Step Three: Replace Specific Values in the Function Body with General Arguments
web_words_to_list <- function(url, nodes) {
url <- url
webpage <- read_html(url)
text <- html_nodes(webpage, nodes)
text <- html_text(text)
data <- as_corpus_frame(text)
words <- term_stats(data, drop_punct = TRUE, drop = stopwords_en)
words <- words[,1:2]
colnames(words) <- c("word", "count")
print(words)
Within the function, I have removed the NASA URL and it’s nodes replacing them with general “url” and “nodes” arguments. Now that the function has been generalized we can assign any URL and any node to the function’s arguments. This means we can put the function to use!
Step Four: Try out the Function
Let’s try out web_words_to_list() on the NASA webpage:
web_words_to_list(url = 'https://science.nasa.gov/science-news/news-articles/keeping-an-eye-on-earth', nodes = 'p:nth-child(10) , p:nth-child(9) , p:nth-child(8) , p:nth-child(7) , p:nth-child(6) , p:nth-child(5) , p:nth-child(4) , p:nth-child(1)'

And as a result we get a list of words used in the article, as well as, their word count. Here is a preview of that list:
Using web_words_to_list() was much easier than writing out all of my code – wouldn’t you agree? And now I don’t need to write it ever again because I have this handy function.
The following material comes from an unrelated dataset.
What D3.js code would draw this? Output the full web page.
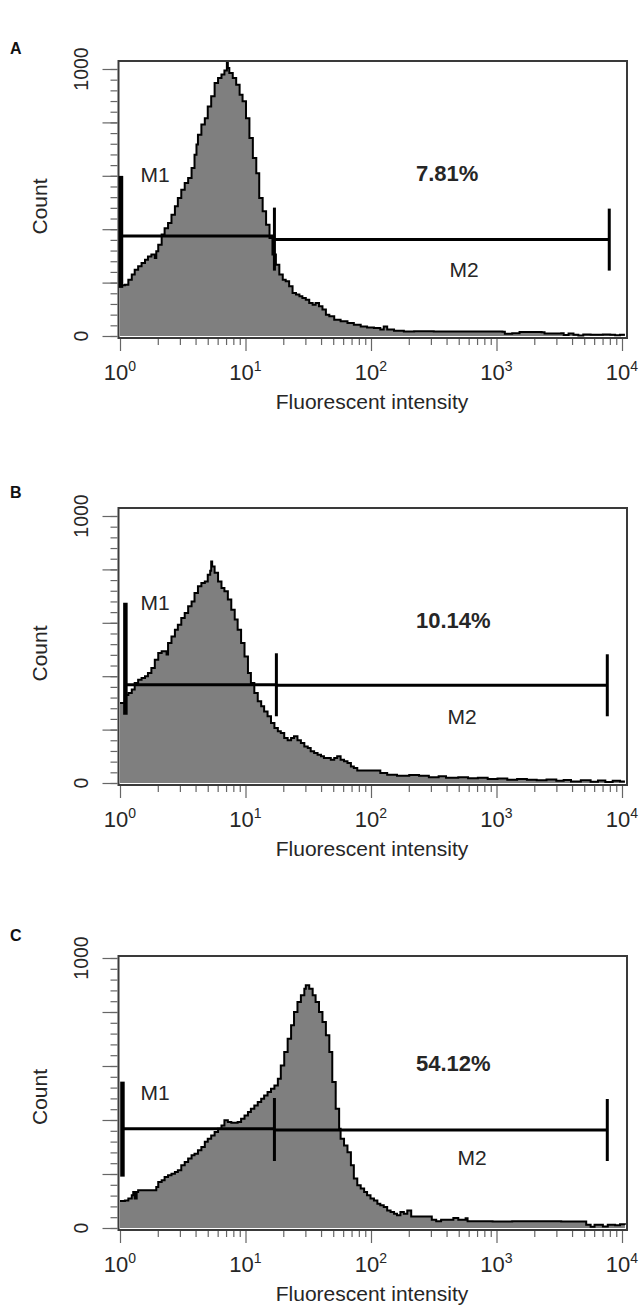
<!DOCTYPE html>
<html><head><meta charset="utf-8">
<script src="https://cdn.jsdelivr.net/npm/d3@7"></script>
<style>body{margin:0;background:#fff}svg{display:block}</style>
</head><body>
<svg id="chart" width="640" height="1310"></svg>
<script>
// ---------- DATA ----------
const panelLabels = ["A", "B", "C"];
const percentLabels = ["7.81%", "10.14%", "54.12%"];
const xTickValues = [1, 10, 100, 1000, 10000];
const xTickExponents = ["0", "1", "2", "3", "4"];
const yLabelValues = [0, 1000];
const xTitle = "Fluorescent intensity";
const yTitle = "Count";

// log channel (256 channels per decade) and counts
const channelsA = [0,10,17,24,30,37,44,51,57,64,71,74,78,85,91,98,105,112,118,125,132,139,146,152,156,159,166,173,179,186,193,200,207,213,218,220,223,230,237,244,250,257,264,271,278,284,291,298,305,311,318,325,332,338,345,352,359,366,372,379,386,393,399,406,413,420,427,437,450,464,477,491,504,518,531,538,545,559,579,600,640,700,740,780,785,800,815,860,866,900,905,915,925,935,945,960,985,1000,1010,1020,1030];
const countsA   = [190,192,211,230,248,261,273,286,298,305,292,317,342,380,404,423,454,486,517,548,573,592,629,679,717,754,792,816,860,898,948,966,979,994,1035,1004,985,966,941,904,879,816,742,667,610,517,467,417,367,305,267,230,211,205,186,161,155,149,142,136,124,117,124,111,99,80,74,61,55,49,42,36,32,30,24,36,24,20,17,18,17,17,17,16,8,10,15,14,9,10,4,9,5,2,6,5,6,5,3,5,5];

const channelsB = [0,10,17,24,30,37,44,51,57,64,71,78,85,91,95,98,105,112,118,125,132,139,146,152,159,166,173,179,184,186,188,193,200,207,213,220,227,234,240,247,254,261,267,274,281,288,294,301,308,315,322,328,335,342,349,355,362,369,376,383,389,396,403,410,416,423,430,437,443,450,457,464,471,477,484,504,518,531,545,565,590,610,630,650,665,690,710,730,750,770,790,810,830,850,870,890,905,920,940,960,975,990,1005,1020,1030];
const countsB   = [300,330,337,350,375,387,393,400,412,431,462,487,493,493,481,524,549,574,593,618,637,662,680,712,737,749,755,780,795,830,811,787,755,730,718,687,649,612,574,524,474,412,375,337,306,287,268,250,225,206,194,187,169,160,169,175,160,150,137,131,119,112,106,100,94,94,87,94,100,87,81,75,62,56,47,47,47,37,31,27,30,27,22,25,20,22,18,20,15,17,12,15,12,10,13,8,11,6,10,5,9,4,8,6,6];

const channelsC = [0,10,17,24,27,30,34,37,44,57,71,74,78,85,91,98,105,112,118,125,132,139,146,152,159,166,173,179,186,193,200,207,213,220,227,234,240,247,254,261,267,274,281,288,294,301,308,315,322,328,335,342,349,355,362,369,376,379,386,393,399,406,413,420,427,433,440,447,450,457,464,471,477,484,491,498,504,511,518,525,531,538,545,552,559,565,572,579,586,594,636,645,655,680,690,705,709,760,800,850,900,951,960,968,985,995,1010,1020,1030];
const countsC   = [100,102,109,121,133,109,133,140,140,140,140,152,170,177,189,195,201,207,214,232,244,257,269,275,288,300,319,331,343,356,368,380,399,393,390,390,393,405,417,430,442,454,467,479,491,504,516,528,553,602,652,701,751,800,837,862,886,899,886,862,837,800,763,714,652,541,442,368,331,306,281,232,183,158,146,133,121,109,102,90,84,78,65,59,53,47,59,53,65,43,31,25,31,37,31,36,25,24,25,25,24,12,5,12,6,12,10,14,12];

// gates (log channel) : M1 start, M1/M2 boundary, M2 end ; gate levels (count)
const gateStart = [2, 11, 5];
const gateSplit = [315, 319, 315];
const gateEnd   = [998, 994, 994];
const gateLevelM1 = [375, 368, 368];
const gateLevelM2 = [361, 366, 363];

// ---------- LAYOUT ----------
const layout = [
  {frameTop: 61,  y0: 336,  y1000: 69,  letterY: 54,  m1Bar: [-60, 52], m1Y: 182,  m2Y: 277,  m2X: 464},
  {frameTop: 508, y0: 783,  y1000: 516, letterY: 498, m1Bar: [-82, 30], m1Y: 610,  m2Y: 724,  m2X: 462},
  {frameTop: 956, y0: 1228, y1000: 958, letterY: 941, m1Bar: [-47, 48], m1Y: 1100, m2Y: 1165, m2X: 472}
];
const frameLeft = 118.5, frameRight = 627;
const FONT = "'Liberation Sans', Arial, sans-serif";
const TXT = "#262626";

const svg = d3.select("#chart");
const x = d3.scaleLog().domain([1, 10000]).range([120, 622]);
const chToI = ch => Math.pow(10, ch / 256);

const datasets = [
  [channelsA, countsA],
  [channelsB, countsB],
  [channelsC, countsC]
];

layout.forEach((L, i) => {
  const g = svg.append("g");
  const y = d3.scaleLinear().domain([0, 1000]).range([L.y0, L.y1000]);
  const frameBottom = L.y0 + 2;

  const clipId = "clip" + i;
  svg.append("clipPath").attr("id", clipId).append("rect")
    .attr("x", frameLeft).attr("y", L.frameTop)
    .attr("width", frameRight - frameLeft).attr("height", frameBottom - L.frameTop);

  const [chs, cnts] = datasets[i];
  const pts = chs.map((c, k) => ({I: chToI(c), v: cnts[k]}));

  const area = d3.area().curve(d3.curveStepAfter)
    .x(d => x(d.I)).y0(y(0)).y1(d => y(d.v));
  const line = d3.line().curve(d3.curveStepAfter)
    .x(d => x(d.I)).y(d => y(d.v));

  const hg = g.append("g").attr("clip-path", `url(#${clipId})`);
  hg.append("path").datum(pts).attr("d", area).attr("fill", "#7f7f7f");
  hg.append("path").datum(pts).attr("d", line)
    .attr("fill", "none").attr("stroke", "#000").attr("stroke-width", 2);

  // frame
  g.append("rect").attr("x", frameLeft).attr("y", L.frameTop)
    .attr("width", frameRight - frameLeft).attr("height", frameBottom - L.frameTop)
    .attr("fill", "none").attr("stroke", "#3a3a3a").attr("stroke-width", 2);

  // y axis ticks
  const yMinor = d3.axisLeft(y).tickValues(d3.range(0, 1001, 40)).tickSize(7).tickFormat("");
  const yMajor = d3.axisLeft(y).tickValues(d3.range(0, 1001, 200)).tickSize(15).tickFormat("");
  [yMinor, yMajor].forEach(ax => {
    const a = g.append("g").attr("transform", `translate(${frameLeft - 1},0)`).call(ax);
    a.select(".domain").remove();
    a.selectAll("line").attr("stroke", "#666").attr("stroke-width", 1.2);
  });
  yLabelValues.forEach(v => {
    g.append("text").attr("transform", `translate(88,${y(v)}) rotate(-90)`)
      .attr("text-anchor", "middle").attr("font-family", FONT).attr("font-size", 19.5)
      .attr("fill", TXT).text(v);
  });
  g.append("text").attr("transform", `translate(47,${(L.y0 + L.y1000) / 2 + 4}) rotate(-90)`)
    .attr("text-anchor", "middle").attr("font-family", FONT).attr("font-size", 21)
    .attr("fill", TXT).text(yTitle);

  // x axis ticks
  const minorX = [];
  for (let d = 1; d < 10000; d *= 10) for (let m = 2; m <= 9; m++) minorX.push(d * m);
  const xMinor = d3.axisBottom(x).tickValues(minorX).tickSize(6).tickFormat("");
  const xMajor = d3.axisBottom(x).tickValues(xTickValues).tickSize(12).tickFormat("");
  [xMinor, xMajor].forEach(ax => {
    const a = g.append("g").attr("transform", `translate(0,${frameBottom + 1})`).call(ax);
    a.select(".domain").remove();
    a.selectAll("line").attr("stroke", "#666").attr("stroke-width", 1.2);
  });
  xTickValues.forEach((v, k) => {
    const t = g.append("text").attr("x", x(v)).attr("y", L.y0 + 44)
      .attr("text-anchor", "middle").attr("font-family", FONT).attr("font-size", 22)
      .attr("fill", TXT);
    t.append("tspan").text("10");
    t.append("tspan").attr("dy", -9).attr("font-size", 14).text(xTickExponents[k]);
  });
  g.append("text").attr("x", 372).attr("y", L.y0 + 73).attr("text-anchor", "middle")
    .attr("font-family", FONT).attr("font-size", 21).attr("fill", TXT).text(xTitle);

  // panel letter
  g.append("text").attr("x", 10).attr("y", L.letterY).attr("font-family", FONT)
    .attr("font-weight", "bold").attr("font-size", 16).attr("fill", "#111").text(panelLabels[i]);

  // gates
  const xs = x(chToI(gateStart[i])), xm = x(chToI(gateSplit[i])), xe = x(chToI(gateEnd[i]));
  const ly1 = y(gateLevelM1[i]), ly2 = y(gateLevelM2[i]);
  const gl = g.append("g").attr("stroke", "#000").attr("stroke-linecap", "butt");
  gl.append("line").attr("x1", xs).attr("x2", xm).attr("y1", ly1).attr("y2", ly1).attr("stroke-width", 3);
  gl.append("line").attr("x1", xm).attr("x2", xe).attr("y1", ly2).attr("y2", ly2).attr("stroke-width", 3);
  gl.append("line").attr("x1", xs).attr("x2", xs).attr("y1", ly1 + L.m1Bar[0]).attr("y2", ly1 + L.m1Bar[1]).attr("stroke-width", 4.5);
  gl.append("line").attr("x1", xm).attr("x2", xm).attr("y1", ly2 - 32).attr("y2", ly2 + 31).attr("stroke-width", 3);
  gl.append("line").attr("x1", xe).attr("x2", xe).attr("y1", ly2 - 31).attr("y2", ly2 + 31).attr("stroke-width", 3);

  g.append("text").attr("x", 140.5).attr("y", L.m1Y).attr("font-family", FONT)
    .attr("font-size", 21).attr("fill", TXT).text("M1");
  g.append("text").attr("x", L.m2X).attr("y", L.m2Y).attr("text-anchor", "middle").attr("font-family", FONT)
    .attr("font-size", 21).attr("fill", TXT).text("M2");
  g.append("text").attr("x", 416).attr("y", (L.y0 + L.y1000) / 2 - 22).attr("font-family", FONT)
    .attr("font-weight", "bold").attr("font-size", 22).attr("fill", TXT).text(percentLabels[i]);
});
</script>
</body></html>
If you want to try out the web_words_to_list function for yourself, click here for the reference code.
Not only does turning frequently used code into functions save time in the future, but it is reusable, it makes your code easier to read, it reduces errors and most importantly – it allows you to focus on solving bigger problems.
Now that you know what a function is, how to use one and how to write one, I hope that you try making your own to improve and organize your workflow.